US President Barack Obama has long been criticized for not being "tough" enough, especially today, after the hideous Paris massacre; however, equations between being tough and exercising leadership are completely flawed, former US CIA analyst Paul Pillar points out.
"Mr. Obama, to his credit, is not adjusting his course in response to the current pressure to make the pseudo-tough move of significantly escalating US military operations in Syria to battle the so-called Islamic State or ISIS, beyond the current carefully targeted airstrikes and the small Special Forces contingent that is already there," Pillar emphasized in his article for Consortiumnews.com.
First of all, the elimination of an ISIL "mini-state" won't guarantee that other Islamic extremist individuals or groups will halt their terror actions in Western cities, the former CIA analyst remarked.
According to Pillar, there has been no evidence yet that the Paris assault was orchestrated by Islamic State. ISIL's after-the-fact claim statement is not the evidence, he stressed.
"If there is any evidence of an order from an ISIS [ISIL] high command in Raqqa to conduct this operation, we in the public have not been told about it," Pillar wrote.
Furthermore, "an expanded US-led military expedition expands the radicalizing resentment, and the resulting recruiting ability of ISIS and extremist groups, from collateral damage from the military operations," the former CIA officer pointed out.
According to Pillar, by eradicating ISIL Washington would leave "the sort of chaos" that will result in further radicalization.
So far, Barack Obama should not indulge warmongering US hawks who urge the president to launch the US-led ground war in Syria and bomb it out.

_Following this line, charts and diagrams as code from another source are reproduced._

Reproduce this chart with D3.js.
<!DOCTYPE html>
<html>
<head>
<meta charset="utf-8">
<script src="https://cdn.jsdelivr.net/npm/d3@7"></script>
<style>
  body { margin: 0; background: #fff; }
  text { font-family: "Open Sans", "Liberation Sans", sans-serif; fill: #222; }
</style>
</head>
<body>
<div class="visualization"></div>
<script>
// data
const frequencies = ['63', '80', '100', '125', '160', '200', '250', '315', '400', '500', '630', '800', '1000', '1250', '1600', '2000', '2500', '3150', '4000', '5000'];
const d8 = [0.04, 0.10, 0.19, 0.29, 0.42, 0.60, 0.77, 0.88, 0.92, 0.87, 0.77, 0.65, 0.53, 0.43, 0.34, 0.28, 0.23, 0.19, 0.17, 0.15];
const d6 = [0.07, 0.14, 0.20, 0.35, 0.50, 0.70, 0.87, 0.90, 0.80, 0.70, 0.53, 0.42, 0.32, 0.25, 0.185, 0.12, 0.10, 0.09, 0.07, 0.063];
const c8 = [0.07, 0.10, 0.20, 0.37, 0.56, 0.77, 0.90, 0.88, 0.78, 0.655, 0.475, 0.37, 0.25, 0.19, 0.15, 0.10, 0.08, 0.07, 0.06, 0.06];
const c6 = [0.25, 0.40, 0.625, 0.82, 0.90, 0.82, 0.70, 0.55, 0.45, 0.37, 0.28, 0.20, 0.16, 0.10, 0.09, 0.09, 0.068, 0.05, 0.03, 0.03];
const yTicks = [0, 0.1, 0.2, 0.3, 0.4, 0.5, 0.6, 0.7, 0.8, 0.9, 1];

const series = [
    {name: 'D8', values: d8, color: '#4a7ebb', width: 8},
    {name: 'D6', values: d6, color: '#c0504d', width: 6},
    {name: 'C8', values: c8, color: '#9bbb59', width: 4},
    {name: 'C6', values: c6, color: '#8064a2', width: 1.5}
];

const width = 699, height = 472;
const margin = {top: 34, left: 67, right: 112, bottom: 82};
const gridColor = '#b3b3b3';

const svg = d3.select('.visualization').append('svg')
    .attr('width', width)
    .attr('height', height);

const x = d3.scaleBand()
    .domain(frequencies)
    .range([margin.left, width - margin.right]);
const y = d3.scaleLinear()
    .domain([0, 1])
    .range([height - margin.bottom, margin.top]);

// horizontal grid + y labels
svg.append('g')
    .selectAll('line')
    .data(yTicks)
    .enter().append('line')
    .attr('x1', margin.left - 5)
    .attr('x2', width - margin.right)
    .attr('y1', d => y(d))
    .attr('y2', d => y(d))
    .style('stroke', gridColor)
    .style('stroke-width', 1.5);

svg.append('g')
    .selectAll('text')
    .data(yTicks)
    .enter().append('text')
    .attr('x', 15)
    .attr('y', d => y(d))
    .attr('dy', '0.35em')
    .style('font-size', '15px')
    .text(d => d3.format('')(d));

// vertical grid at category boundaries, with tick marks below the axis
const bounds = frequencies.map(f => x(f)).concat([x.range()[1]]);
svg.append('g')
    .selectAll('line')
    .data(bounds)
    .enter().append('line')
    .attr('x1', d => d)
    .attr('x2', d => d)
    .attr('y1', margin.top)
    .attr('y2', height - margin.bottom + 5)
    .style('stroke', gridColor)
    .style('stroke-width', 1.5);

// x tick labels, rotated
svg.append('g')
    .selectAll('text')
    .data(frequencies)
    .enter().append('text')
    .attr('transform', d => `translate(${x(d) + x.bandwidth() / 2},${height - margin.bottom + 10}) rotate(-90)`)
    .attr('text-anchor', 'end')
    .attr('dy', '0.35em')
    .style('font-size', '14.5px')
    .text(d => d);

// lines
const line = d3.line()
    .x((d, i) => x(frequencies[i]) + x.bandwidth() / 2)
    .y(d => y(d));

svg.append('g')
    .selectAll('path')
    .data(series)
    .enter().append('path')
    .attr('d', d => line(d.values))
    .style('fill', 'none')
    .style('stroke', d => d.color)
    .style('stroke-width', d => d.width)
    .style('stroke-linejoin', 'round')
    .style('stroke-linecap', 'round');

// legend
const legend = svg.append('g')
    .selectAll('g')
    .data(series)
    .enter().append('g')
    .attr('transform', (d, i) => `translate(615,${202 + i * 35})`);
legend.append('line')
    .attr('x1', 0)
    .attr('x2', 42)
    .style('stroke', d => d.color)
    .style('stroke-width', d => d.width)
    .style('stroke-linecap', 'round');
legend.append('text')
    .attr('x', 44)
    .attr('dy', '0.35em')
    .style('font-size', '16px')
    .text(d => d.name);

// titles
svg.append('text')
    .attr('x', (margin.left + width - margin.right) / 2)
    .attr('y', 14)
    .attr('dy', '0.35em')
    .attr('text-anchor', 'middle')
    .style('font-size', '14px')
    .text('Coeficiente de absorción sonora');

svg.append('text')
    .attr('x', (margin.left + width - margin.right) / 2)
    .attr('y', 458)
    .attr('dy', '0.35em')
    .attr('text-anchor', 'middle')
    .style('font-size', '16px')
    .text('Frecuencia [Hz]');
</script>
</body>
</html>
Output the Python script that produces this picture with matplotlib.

"We can retake territory. And as long as we leave our troops there, we can hold it, but that does not solve the underlying problem of eliminating the dynamics that are producing these kinds of violent extremist groups," Obama told journalists at his press conference in Turkey as quoted by Pillar.
With 14 months left of his presidency Obama should refrain from costly all-out military action in Syria. Obviously, he must feel tempted to beef up the US military presence in the region, but he is "showing enough responsibility and true leadership not to do anything like that," Pillar concluded.